Ну, а после четвертого стакана мы начнем спорить, защищая каждый ту страну, где он теперь живет. Во-первых, потому что мы русские, а русским как же без споров? Во-вторых, потому что эмигрант на этой последней стадии своего превращения становится невероятным патриотом своей новой отчизны, куда большим, чем коренные жители. В-третьих же, потому, что традиционные представления о характере различных народов, навеянные литературой, оказались совсем неверными. И только поживши несколько лет среди этих народов, можно в полной мере оценить нелепость сказок об их национальных характерах.

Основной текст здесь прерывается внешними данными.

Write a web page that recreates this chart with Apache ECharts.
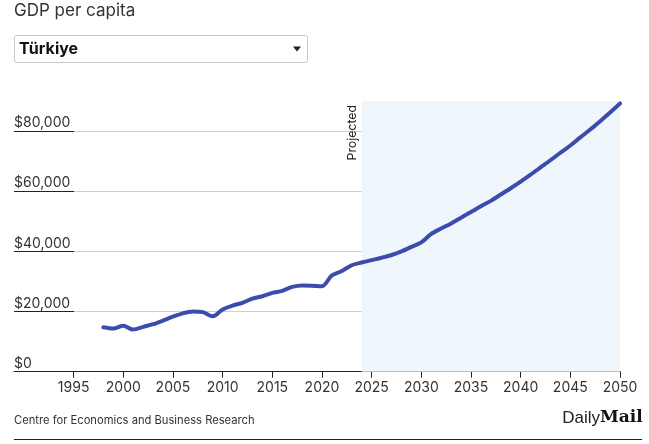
<!DOCTYPE html>
<html>
<head>
<meta charset="utf-8">
<script src="https://cdn.jsdelivr.net/npm/echarts@6/dist/echarts.min.js"></script>
<style>
html,body{margin:0;padding:0;background:#fff;}
#c{width:649px;height:444px;}
</style>
</head>
<body>
<div id="c"></div>
<script>
var years = [];
for (var y = 1989; y <= 2050; y++) years.push(String(y));

var gdpYears = [1998,1999,2000,2001,2002,2003,2004,2005,2006,2007,2008,2009,2010,2011,2012,2013,2014,2015,2016,2017,2018,2019,2020,2021,2022,2023,2024,2025,2026,2027,2028,2029,2030,2031,2032,2033,2034,2035,2036,2037,2038,2039,2040,2041,2042,2043,2044,2045,2046,2047,2048,2049,2050];
var gdpValues = [14800,14400,15300,14000,14900,15800,17000,18300,19400,20000,19800,18400,20700,22000,22900,24300,25100,26200,26900,28200,28700,28600,28400,32000,33500,35400,36300,37100,37900,38800,40000,41500,43000,45800,47600,49300,51200,53100,55000,56800,58900,61000,63200,65500,67900,70300,72800,75200,77900,80500,83300,86200,89200];
var projectionStart = '2024';
var projectionEnd = '2050';
var yTicks = [0, 20000, 40000, 60000, 80000];
var xTickYears = [1995, 2000, 2005, 2010, 2015, 2020, 2025, 2030, 2035, 2040, 2045, 2050];

var seriesData = years.map(function (yr) {
  var i = gdpYears.indexOf(Number(yr));
  return i >= 0 ? gdpValues[i] : null;
});

var FONT = 'Inter, "Noto Sans", sans-serif';
function isTick(i, v) { return xTickYears.indexOf(Number(v)) >= 0; }

var chart = echarts.init(document.getElementById('c'), null, {renderer: 'canvas'});
chart.setOption({
  animation: false,
  textStyle: {fontFamily: FONT},
  title: {
    text: 'GDP per capita',
    left: 14, top: 2, padding: 0,
    textStyle: {fontSize: 17, fontWeight: 'normal', color: '#333', fontFamily: FONT}
  },
  graphic: [
    {type: 'rect', shape: {x: 14.5, y: 35.5, width: 293, height: 27, r: 2},
     style: {fill: '#fff', stroke: '#c8c8c8', lineWidth: 1}},
    {type: 'text', style: {x: 19, y: 49, text: 'Türkiye', fill: '#111', font: 'bold 16px ' + FONT, verticalAlign: 'middle'}},
    {type: 'polygon', shape: {points: [[293, 46.5], [301, 46.5], [297, 51.5]]}, style: {fill: '#222'}},
    {type: 'text', style: {x: 14, y: 421, text: 'Centre for Economics and Business Research', fill: '#333', font: '11.2px ' + FONT, verticalAlign: 'middle'}},
    {type: 'text', style: {x: 600, y: 418.5, text: 'Daily', fill: '#222', font: '300 17px "Liberation Sans", sans-serif', verticalAlign: 'middle', align: 'right'}},
    {type: 'text', style: {x: 600, y: 418, text: 'Mail', fill: '#111', font: 'bold 17px "DejaVu Serif", serif', verticalAlign: 'middle', align: 'left'}},
    {type: 'line', shape: {x1: 14, y1: 439.5, x2: 642, y2: 439.5}, style: {stroke: '#222', lineWidth: 1}}
  ],
  grid: {left: 14, right: 29, top: 101, bottom: 72.3, containLabel: false},
  xAxis: {
    type: 'category',
    data: years,
    boundaryGap: false,
    axisLine: {show: true, lineStyle: {color: '#222', width: 1}},
    axisTick: {show: true, length: 6, lineStyle: {color: '#222'}, interval: isTick},
    axisLabel: {show: true, margin: 9, fontSize: 14, color: '#333', fontFamily: FONT, interval: isTick},
    splitLine: {show: false}
  },
  yAxis: {
    type: 'value',
    min: 0, max: 90000, interval: 20000,
    axisLine: {show: false},
    axisTick: {show: true, inside: true, length: 60, lineStyle: {color: '#222'}},
    axisLabel: {
      inside: true, margin: 0, fontSize: 14, color: '#333', fontFamily: FONT,
      verticalAlign: 'bottom', padding: [0, 0, 1, 0], showMaxLabel: false,
      formatter: function (v) {
        if (yTicks.indexOf(v) < 0) return '';
        return '$' + v.toLocaleString('en-US');
      }
    },
    splitLine: {show: true, showMaxLine: false, lineStyle: {color: '#cfcfcf', width: 1}}
  },
  series: [{
    type: 'line',
    data: seriesData,
    smooth: 0.3,
    showSymbol: false,
    symbol: 'none',
    connectNulls: false,
    lineStyle: {color: '#3c4cad', width: 4, cap: 'round', join: 'round'},
    z: 5,
    markArea: {
      silent: true,
      itemStyle: {color: '#eff7fc'},
      data: [[{xAxis: projectionStart}, {xAxis: projectionEnd}]]
    },
    markLine: {
      silent: true,
      symbol: ['none', 'none'],
      lineStyle: {color: 'rgba(0,0,0,0)', width: 0, type: 'solid'},
      label: {show: true, formatter: 'Projected', position: 'insideEndTop', color: '#222', fontSize: 12.3, fontFamily: FONT, distance: [4, 3]},
      emphasis: {disabled: true},
      data: [{xAxis: projectionStart}]
    }
  }]
});
</script>
</body>
</html>
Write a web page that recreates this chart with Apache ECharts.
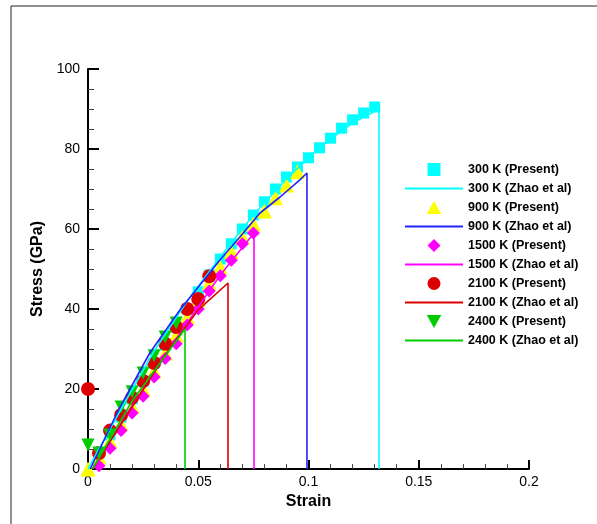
<!DOCTYPE html>
<html>
<head>
<meta charset="utf-8">
<script src="https://cdn.jsdelivr.net/npm/echarts@6/dist/echarts.min.js"></script>
<style>
  html, body { margin: 0; padding: 0; background: #fff; }
  #chart { width: 597px; height: 524px; }
</style>
</head>
<body>
<div id="chart"></div>
<script>
// present (MD) results: strain / stress pairs
const strain300 = [0.005, 0.01, 0.015, 0.02, 0.025, 0.03, 0.035, 0.04, 0.045, 0.05, 0.055, 0.06, 0.065, 0.07, 0.075, 0.08, 0.085, 0.09, 0.095, 0.1, 0.105, 0.11, 0.115, 0.12, 0.125, 0.13]
const stress300 = [4, 8.5, 13, 17.5, 22, 26.5, 31, 35.5, 40, 44.3, 48.5, 52.5, 56.3, 60, 63.5, 66.8, 70, 73, 75.5, 77.8, 80.3, 82.7, 85.2, 87.3, 89, 90.5]

const strain900 = [0, 0.005, 0.01, 0.015, 0.02, 0.025, 0.03, 0.035, 0.04, 0.045, 0.05, 0.055, 0.06, 0.065, 0.07, 0.075, 0.08, 0.085, 0.09, 0.095]
const stress900 = [0, 3, 7, 11.3, 15.7, 20, 24.5, 29, 33.5, 38, 42.3, 46.5, 50.5, 54.3, 58, 61.3, 64.5, 67.8, 71, 74.3]

const strain1500 = [0.005, 0.01, 0.015, 0.02, 0.025, 0.03, 0.035, 0.04, 0.045, 0.05, 0.055, 0.06, 0.065, 0.07, 0.075]
const stress1500 = [0.8, 5.2, 9.6, 14, 18.2, 23, 27.6, 31.3, 36, 40, 44.5, 48.3, 52.2, 56.3, 59]

const strain2100 = [0, 0.005, 0.01, 0.015, 0.02, 0.025, 0.03, 0.035, 0.04, 0.045, 0.05, 0.055]
const stress2100 = [20, 4, 9.6, 13.5, 17.8, 22, 26.5, 31.3, 35.5, 40, 42.5, 48.2]

const strain2400 = [0, 0.005, 0.01, 0.015, 0.02, 0.025, 0.03, 0.035, 0.04]
const stress2400 = [6, 4, 8.5, 15.5, 19.3, 24, 28.3, 33, 36.5]

// Zhao et al curves (with failure drop)
const zhaoStrain300 = [0, 0.015, 0.03, 0.045, 0.06, 0.075, 0.09, 0.1, 0.11, 0.12, 0.132, 0.132]
const zhaoStress300 = [0, 15, 29.5, 42, 53, 63.5, 72.5, 77.8, 82.5, 86.5, 90, 0]

const zhaoStrain900 = [0.001, 0.0136, 0.028, 0.042, 0.0544, 0.0599, 0.0689, 0.078, 0.0871, 0.0961, 0.0993, 0.0993]
const zhaoStress900 = [0, 14.5, 29, 40, 48.5, 52.3, 58, 64, 68, 72.3, 74, 0]

const zhaoStrain1500 = [0.002, 0.02, 0.04, 0.06, 0.0753, 0.0753]
const zhaoStress1500 = [0, 15.8, 32.5, 48.5, 59, 0]

const zhaoStrain2100 = [0.002, 0.02, 0.035, 0.05, 0.0635, 0.0635]
const zhaoStress2100 = [0, 15.5, 28.5, 39.8, 46.5, 0]

const zhaoStrain2400 = [0.002, 0.02, 0.044, 0.044]
const zhaoStress2400 = [0, 17, 35, 0]

const xTicks = [0, 0.05, 0.1, 0.15, 0.2]
const yTicks = [0, 20, 40, 60, 80, 100]

const pairs = (xs, ys) => xs.map((x, i) => [x, ys[i]])

const font = 'Arial, "Liberation Sans", sans-serif'
// path symbols keep their aspect in the legend
const square = 'path://M0,0 L10,0 L10,10 L0,10 Z'
const upTri = 'path://M5,0 L10,9 L0,9 Z'
const diamond = 'path://M5,0 L10,5 L5,10 L0,5 Z'
const downTri = 'path://M0,0 L10,0 L5,9 Z'

const scatter = (name, xs, ys, symbol, size, color) => ({
  name,
  type: 'scatter',
  data: pairs(xs, ys),
  symbol,
  symbolSize: size,
  itemStyle: { color, opacity: 1 }
})

const line = (name, xs, ys, color) => ({
  name,
  type: 'line',
  data: pairs(xs, ys),
  symbol: 'none',
  lineStyle: { width: 1.6, color },
  itemStyle: { color }
})

const series = [
  scatter('300 K (Present)', strain300, stress300, square, 11, '#00ffff'),
  line('300 K (Zhao et al)', zhaoStrain300, zhaoStress300, '#00ffff'),
  scatter('900 K (Present)', strain900, stress900, upTri, 15, '#ffff00'),
  line('900 K (Zhao et al)', zhaoStrain900, zhaoStress900, '#2222ff'),
  scatter('1500 K (Present)', strain1500, stress1500, diamond, 13, '#ff00ff'),
  line('1500 K (Zhao et al)', zhaoStrain1500, zhaoStress1500, '#ff00ff'),
  scatter('2100 K (Present)', strain2100, stress2100, 'circle', 14, '#dd0000'),
  line('2100 K (Zhao et al)', zhaoStrain2100, zhaoStress2100, '#dd0000'),
  scatter('2400 K (Present)', strain2400, stress2400, downTri, 13, '#00cc00'),
  line('2400 K (Zhao et al)', zhaoStrain2400, zhaoStress2400, '#00cc00')
]

// legend: marker only for scatter, plain line for the curves
const legendData = series.map((s) =>
  s.type === 'line'
    ? { name: s.name, itemStyle: { opacity: 0 } }
    : { name: s.name, icon: s.symbol }
)

const chart = echarts.init(document.getElementById('chart'))
chart.setOption({
  animation: false,
  backgroundColor: '#fff',
  grid: { left: 88, right: 68, top: 69, bottom: 55 },
  graphic: [
    { type: 'line', shape: { x1: 11, y1: 6, x2: 597, y2: 6 }, style: { stroke: '#222', lineWidth: 1 } },
    { type: 'line', shape: { x1: 11, y1: 6, x2: 11, y2: 524 }, style: { stroke: '#222', lineWidth: 1 } }
  ],
  legend: {
    orient: 'vertical',
    left: 399,
    top: 158,
    itemWidth: 58,
    itemHeight: 13,
    itemGap: 6,
    data: legendData,
    textStyle: { fontFamily: font, fontWeight: 'bold', fontSize: 12.5, color: '#000' }
  },
  xAxis: {
    type: 'value',
    min: 0,
    max: 0.2,
    interval: 0.05,
    name: 'Strain',
    nameLocation: 'middle',
    nameGap: 17,
    nameTextStyle: { fontFamily: font, fontWeight: 'bold', fontSize: 16, color: '#000' },
    axisLine: { onZero: false, lineStyle: { color: '#000', width: 2 } },
    axisTick: { inside: true, length: 9, lineStyle: { color: '#000', width: 2 } },
    minorTick: { show: true, splitNumber: 5, length: 5, lineStyle: { color: '#444', width: 1 } },
    splitLine: { show: false },
    axisLabel: {
      margin: 6,
      fontFamily: font,
      fontSize: 14,
      color: '#000',
      formatter: (v) => (xTicks.includes(+v.toFixed(3)) ? String(+v.toFixed(3)) : '')
    }
  },
  yAxis: {
    type: 'value',
    min: 0,
    max: 100,
    interval: 20,
    name: 'Stress (GPa)',
    nameLocation: 'middle',
    nameGap: 30,
    nameTextStyle: { fontFamily: font, fontWeight: 'bold', fontSize: 16, color: '#000' },
    axisLine: { onZero: false, lineStyle: { color: '#000', width: 2 } },
    axisTick: { inside: true, length: 11, lineStyle: { color: '#000', width: 2 } },
    minorTick: { show: true, splitNumber: 4, length: 6, lineStyle: { color: '#444', width: 1 } },
    splitLine: { show: false },
    axisLabel: {
      margin: 8,
      fontFamily: font,
      fontSize: 14,
      color: '#000',
      formatter: (v) => (yTicks.includes(v) ? String(v) : '')
    }
  },
  series
})
</script>
</body>
</html>
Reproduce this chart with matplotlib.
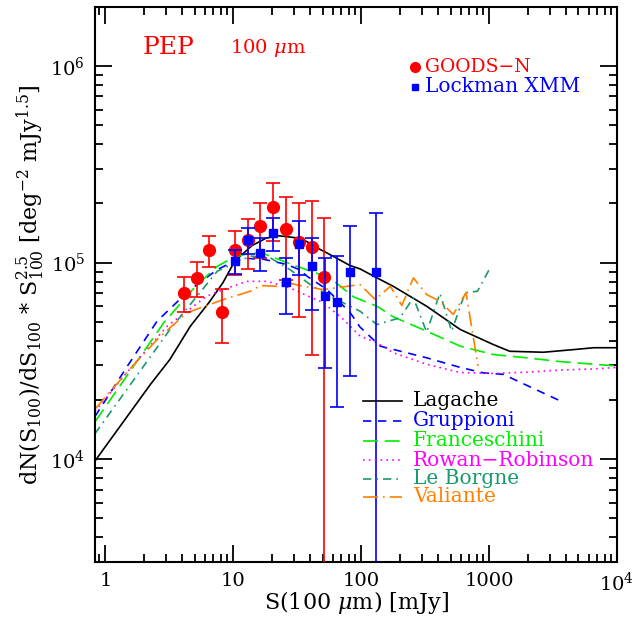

Удивительно, сколько глупостей наговорили друг про друга и сами про себя соседние народы. Русским ли теперь в этом разбираться?! Труднее всех в этом споре за четвертым стаканом приходится мне, поскольку я побывал практически везде, за исключением Португалии и Люксембурга, ну, пожалуй, еще Мальты, Андорры и Монако. В особенности же чувствую я себя обязанным защищать две страны: Швейцарию, где я впервые увидел Запад и где до сих пор живет моя семья, и Англию, где я сам живу уже более трех лет.